In ASP.NET MVC, you would use [Authorize] attribute to make sure that certain actions can or cannot be performed by certain users or groups while determining which data is whose, should be implemented in the data itself. Even if you would run two or more instances of your application, it'd still be the same application. So ApplicationId doesn't work here for scoping your data.
But, let's say your CRM would not be so small after all in the future and it becomes apparent that either your initial organization or one of the later ones would like to allow their customers to log on and check their data, you would need to build another application for the customers to log onto. This site would use a different applicationId than your CRM. Then your client organization could map the user accounts to their CRM records so that their customer could review them.
So, since your CRM is (still) small, the easiest way is to design a good schema for your clients to be stored in and then mark all your CRM data with an OwnerId. And that OwnerId cannot come from the users table, or membership table or anywhere near there. It has to come from the table that lists the legal owners of the data. Whether you want to call them Organizations, Companies, Clients or whatever. It cannot be userId, roleId, applicationId etc, since users might be leaving an owning organization, roles are shared between the organizations (at least the ones that are used to determine access to certain MVC actions) and applicationIds are meant for scoping membership and roles between different kinds of client applications.
So what you are missing here is the tables describing owners for the CRM records and mapping all the data to their owners. And for that there's no easy way. You already went on developing the CRM thinking "this is just a simple one-organization CRM so let's make things the easy". Now you're having a "simple multi-organization CRM and asking an easy way to recover from that initial lack of design. Next step would be asking how you make your "not so simple multi-organization CRM" to easily do something you didn't take in to account in the first place.
The easy solution is to design your application scalable and doing "just a little" extra to support future growth. It'll be much easier in the long run than to spend a lot of extra rewriting your application twice a year. Also, keep in mind. It's a CRM after all, and you can't go ahead and tell whoever is using it in their business that have a day off since we're fixing some stuff in the CRM.
I'm not patronizing you here. I'm answering to anyone who might be reading this to stop searching for easy solutions to recover from inadequate planning. There isn't any. And seeking one is making the same mistake twice.

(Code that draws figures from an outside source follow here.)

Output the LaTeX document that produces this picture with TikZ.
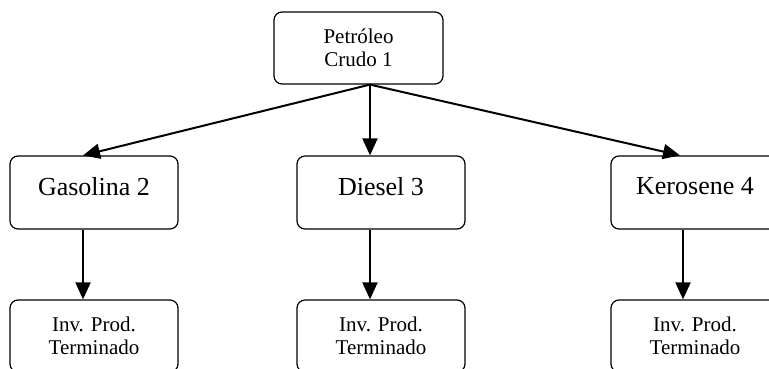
\documentclass[tikz,border=0pt]{standalone}
\usepackage{fontspec}
\setmainfont{Liberation Serif}
\usetikzlibrary{positioning,arrows,arrows.meta}

\begin{document}
\begin{tikzpicture}[x=1pt, y=-1pt]
\tikzstyle{every node}=[rectangle, draw, rounded corners=8pt, line width=1.2pt,
                        minimum width=168pt, minimum height=72pt, align=center]
\tikzstyle{big}=[font=\fontsize{26}{30}\selectfont, text depth=12.5pt, minimum height=73pt]
\tikzstyle{small}=[font=\fontsize{21}{23}\selectfont]
\tikzstyle{flow}=[line width=2pt, -{Triangle[length=17pt,width=15pt]}]
\path[use as bounding box] (0,0) rectangle (769,369);
\clip (0,0) rectangle (769,369);
\node[small, minimum width=169pt] (P) at (358.5,48) {Petróleo\\Crudo 1};
\node[big] (G) at (94,192.5) {Gasolina 2};
\node[big] (D) at (381,192.5) {Diesel 3};
\node[big] (K) at (695,192.5) {Kerosene 4};
\node[small] (IG) at (94,336) {Inv. Prod.\\Terminado};
\node[small] (ID) at (381,336) {Inv. Prod.\\Terminado};
\node[small] (IK) at (695,336) {Inv. Prod.\\Terminado};
\draw[flow] ([xshift=11.5pt]P.south) -- ([xshift=-11pt]G.north);
\draw[flow] ([xshift=11.5pt]P.south) -- ([xshift=-11pt]D.north);
\draw[flow] ([xshift=11.5pt]P.south) -- ([xshift=-15pt]K.north);
\draw[flow] ([xshift=-11pt]G.south) -- ([xshift=-11pt]IG.north);
\draw[flow] ([xshift=-11pt]D.south) -- ([xshift=-11pt]ID.north);
\draw[flow] ([xshift=-12pt]K.south) -- ([xshift=-12pt]IK.north);
\end{tikzpicture}
\end{document}
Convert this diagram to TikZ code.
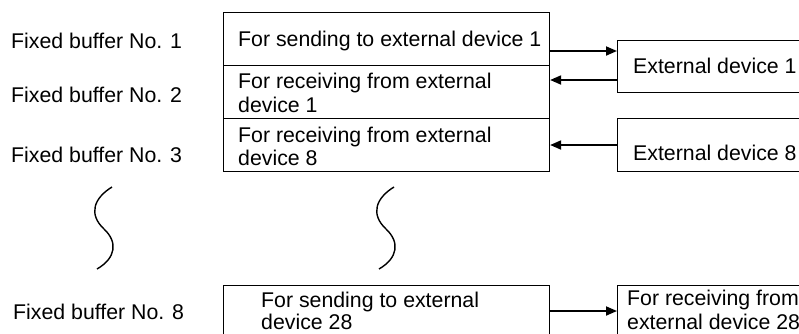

Instead, grab some pen and paper and plan a workable design and make it work. Put some extra effort in the early stages of software design and development and you'll find that work saving you countless hours later in the process. That way, whoever is using your CRM will stay happy using it. It'll become easier to talk to your users about future changes while you don't have to think "I don't want to do that since it'd break the application again". Instead, you can enjoy together brainstorming the next cool step. Some of the ideas will be left for later but some room for implementation will be designed already on this stage so that the actual implementation year later will come in smoothly and will be enjoyable for all the parties involved.
That's my easy solution. I have 15 years of development behind and the fact that I'm still enjoying it to back the above up. And it's mainly because I take every (well most of them anyway) challenge as an opportunity to design the code better instead of trying to dodge the inevitable process. We have this old saying in Finland: "Either you'll do it or you'll cry doing it". And it fits the bill here perfectly. It's up to you if you like crying so much and take "the easy way" now.